Direction:
Give every line again exactly as it appears, please, but not the pictures.

Data extract:
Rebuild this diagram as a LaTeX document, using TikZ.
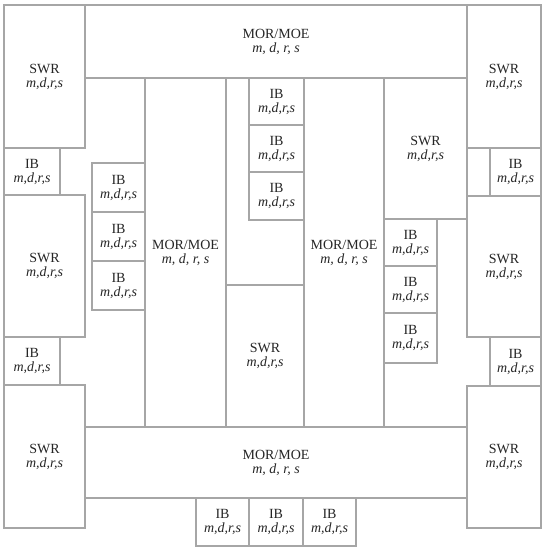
\documentclass[tikz,border=0pt]{standalone}
\usepackage{fontspec}
\setmainfont{Liberation Serif}

\begin{document}
\begin{tikzpicture}[x=1pt,y=-1pt,
  every node/.style={font=\fontsize{14}{14}\selectfont,align=center,text=black!85},
  room/.style={draw=black!85,double=black!35,double distance=1.1pt,line width=.85pt,fill=white,inner sep=0pt}]
\useasboundingbox (0,0) rectangle (543,548);
% outer ring
\node[room,minimum width=382pt,minimum height=73pt] (morT) at (276,41.5) {MOR/MOE\\\textit{m, d, r, s}};
\node[room,minimum width=382pt,minimum height=71pt] (morB) at (276,462.5) {MOR/MOE\\\textit{m, d, r, s}};
\node[room,minimum width=81pt,minimum height=143pt] (swrTL) at (44.5,76.5) {SWR\\\textit{m,d,r,s}};
\node[room,minimum width=56pt,minimum height=47pt] (ibL1) at (32,171.5) {IB\\\textit{m,d,r,s}};
\node[room,minimum width=81pt,minimum height=142pt] (swrL) at (44.5,266) {SWR\\\textit{m,d,r,s}};
\node[room,minimum width=56pt,minimum height=48pt] (ibL2) at (32,361) {IB\\\textit{m,d,r,s}};
\node[room,minimum width=81pt,minimum height=143pt] (swrBL) at (44.5,456.5) {SWR\\\textit{m,d,r,s}};
\node[room,minimum width=74pt,minimum height=143pt] (swrTR) at (504,76.5) {SWR\\\textit{m,d,r,s}};
\node[room,minimum width=51pt,minimum height=48pt] (ibR1) at (515.5,172) {IB\\\textit{m,d,r,s}};
\node[room,minimum width=74pt,minimum height=141pt] (swrR) at (504,266.5) {SWR\\\textit{m,d,r,s}};
\node[room,minimum width=51pt,minimum height=49pt] (ibR2) at (515.5,361.5) {IB\\\textit{m,d,r,s}};
\node[room,minimum width=74pt,minimum height=142pt] (swrBR) at (504,457) {SWR\\\textit{m,d,r,s}};
% bottom row
\node[room,minimum width=53pt,minimum height=48pt] (ibB1) at (222.5,522) {IB\\\textit{m,d,r,s}};
\node[room,minimum width=54pt,minimum height=48pt] (ibB2) at (276,522) {IB\\\textit{m,d,r,s}};
\node[room,minimum width=53pt,minimum height=48pt] (ibB3) at (329.5,522) {IB\\\textit{m,d,r,s}};
% inner block
\node[room,minimum width=81pt,minimum height=349pt] (morL) at (185.5,252.5) {MOR/MOE\\\textit{m, d, r, s}};
\node[room,minimum width=53pt,minimum height=49pt] (ibLa) at (118.5,187.5) {IB\\\textit{m,d,r,s}};
\node[room,minimum width=53pt,minimum height=49pt] (ibLb) at (118.5,236.5) {IB\\\textit{m,d,r,s}};
\node[room,minimum width=53pt,minimum height=49pt] (ibLc) at (118.5,285.5) {IB\\\textit{m,d,r,s}};
\node[room,minimum width=78pt,minimum height=207pt] (ctop) at (265,181.5) {};
\node[room,minimum width=55pt,minimum height=47pt] (ibCa) at (276.5,101.5) {IB\\\textit{m,d,r,s}};
\node[room,minimum width=55pt,minimum height=47pt] (ibCb) at (276.5,148.5) {IB\\\textit{m,d,r,s}};
\node[room,minimum width=55pt,minimum height=48pt] (ibCc) at (276.5,196) {IB\\\textit{m,d,r,s}};
\node[room,minimum width=78pt,minimum height=142pt] (swrC) at (265,356) {SWR\\\textit{m,d,r,s}};
\node[room,minimum width=80pt,minimum height=349pt] (morR) at (344,252.5) {MOR/MOE\\\textit{m, d, r, s}};
\node[room,minimum width=83pt,minimum height=141pt] (swrRi) at (425.5,148.5) {SWR\\\textit{m,d,r,s}};
\node[room,minimum width=53pt,minimum height=47pt] (ibRa) at (410.5,242.5) {IB\\\textit{m,d,r,s}};
\node[room,minimum width=53pt,minimum height=47pt] (ibRb) at (410.5,289.5) {IB\\\textit{m,d,r,s}};
\node[room,minimum width=53pt,minimum height=50pt] (ibRc) at (410.5,338) {IB\\\textit{m,d,r,s}};
\end{tikzpicture}
\end{document}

Solution to the exercise:
Rebuild this diagram as a LaTeX document, using TikZ.
\documentclass[tikz,border=0pt]{standalone}
\usepackage{fontspec}
\setmainfont{Liberation Serif}

\begin{document}
\begin{tikzpicture}[x=1pt,y=-1pt,
  every node/.style={font=\fontsize{14}{14}\selectfont,align=center,text=black!85},
  room/.style={draw=black!85,double=black!35,double distance=1.1pt,line width=.85pt,fill=white,inner sep=0pt}]
\useasboundingbox (0,0) rectangle (543,548);
% outer ring
\node[room,minimum width=382pt,minimum height=73pt] (morT) at (276,41.5) {MOR/MOE\\\textit{m, d, r, s}};
\node[room,minimum width=382pt,minimum height=71pt] (morB) at (276,462.5) {MOR/MOE\\\textit{m, d, r, s}};
\node[room,minimum width=81pt,minimum height=143pt] (swrTL) at (44.5,76.5) {SWR\\\textit{m,d,r,s}};
\node[room,minimum width=56pt,minimum height=47pt] (ibL1) at (32,171.5) {IB\\\textit{m,d,r,s}};
\node[room,minimum width=81pt,minimum height=142pt] (swrL) at (44.5,266) {SWR\\\textit{m,d,r,s}};
\node[room,minimum width=56pt,minimum height=48pt] (ibL2) at (32,361) {IB\\\textit{m,d,r,s}};
\node[room,minimum width=81pt,minimum height=143pt] (swrBL) at (44.5,456.5) {SWR\\\textit{m,d,r,s}};
\node[room,minimum width=74pt,minimum height=143pt] (swrTR) at (504,76.5) {SWR\\\textit{m,d,r,s}};
\node[room,minimum width=51pt,minimum height=48pt] (ibR1) at (515.5,172) {IB\\\textit{m,d,r,s}};
\node[room,minimum width=74pt,minimum height=141pt] (swrR) at (504,266.5) {SWR\\\textit{m,d,r,s}};
\node[room,minimum width=51pt,minimum height=49pt] (ibR2) at (515.5,361.5) {IB\\\textit{m,d,r,s}};
\node[room,minimum width=74pt,minimum height=142pt] (swrBR) at (504,457) {SWR\\\textit{m,d,r,s}};
% bottom row
\node[room,minimum width=53pt,minimum height=48pt] (ibB1) at (222.5,522) {IB\\\textit{m,d,r,s}};
\node[room,minimum width=54pt,minimum height=48pt] (ibB2) at (276,522) {IB\\\textit{m,d,r,s}};
\node[room,minimum width=53pt,minimum height=48pt] (ibB3) at (329.5,522) {IB\\\textit{m,d,r,s}};
% inner block
\node[room,minimum width=81pt,minimum height=349pt] (morL) at (185.5,252.5) {MOR/MOE\\\textit{m, d, r, s}};
\node[room,minimum width=53pt,minimum height=49pt] (ibLa) at (118.5,187.5) {IB\\\textit{m,d,r,s}};
\node[room,minimum width=53pt,minimum height=49pt] (ibLb) at (118.5,236.5) {IB\\\textit{m,d,r,s}};
\node[room,minimum width=53pt,minimum height=49pt] (ibLc) at (118.5,285.5) {IB\\\textit{m,d,r,s}};
\node[room,minimum width=78pt,minimum height=207pt] (ctop) at (265,181.5) {};
\node[room,minimum width=55pt,minimum height=47pt] (ibCa) at (276.5,101.5) {IB\\\textit{m,d,r,s}};
\node[room,minimum width=55pt,minimum height=47pt] (ibCb) at (276.5,148.5) {IB\\\textit{m,d,r,s}};
\node[room,minimum width=55pt,minimum height=48pt] (ibCc) at (276.5,196) {IB\\\textit{m,d,r,s}};
\node[room,minimum width=78pt,minimum height=142pt] (swrC) at (265,356) {SWR\\\textit{m,d,r,s}};
\node[room,minimum width=80pt,minimum height=349pt] (morR) at (344,252.5) {MOR/MOE\\\textit{m, d, r, s}};
\node[room,minimum width=83pt,minimum height=141pt] (swrRi) at (425.5,148.5) {SWR\\\textit{m,d,r,s}};
\node[room,minimum width=53pt,minimum height=47pt] (ibRa) at (410.5,242.5) {IB\\\textit{m,d,r,s}};
\node[room,minimum width=53pt,minimum height=47pt] (ibRb) at (410.5,289.5) {IB\\\textit{m,d,r,s}};
\node[room,minimum width=53pt,minimum height=50pt] (ibRc) at (410.5,338) {IB\\\textit{m,d,r,s}};
\end{tikzpicture}
\end{document}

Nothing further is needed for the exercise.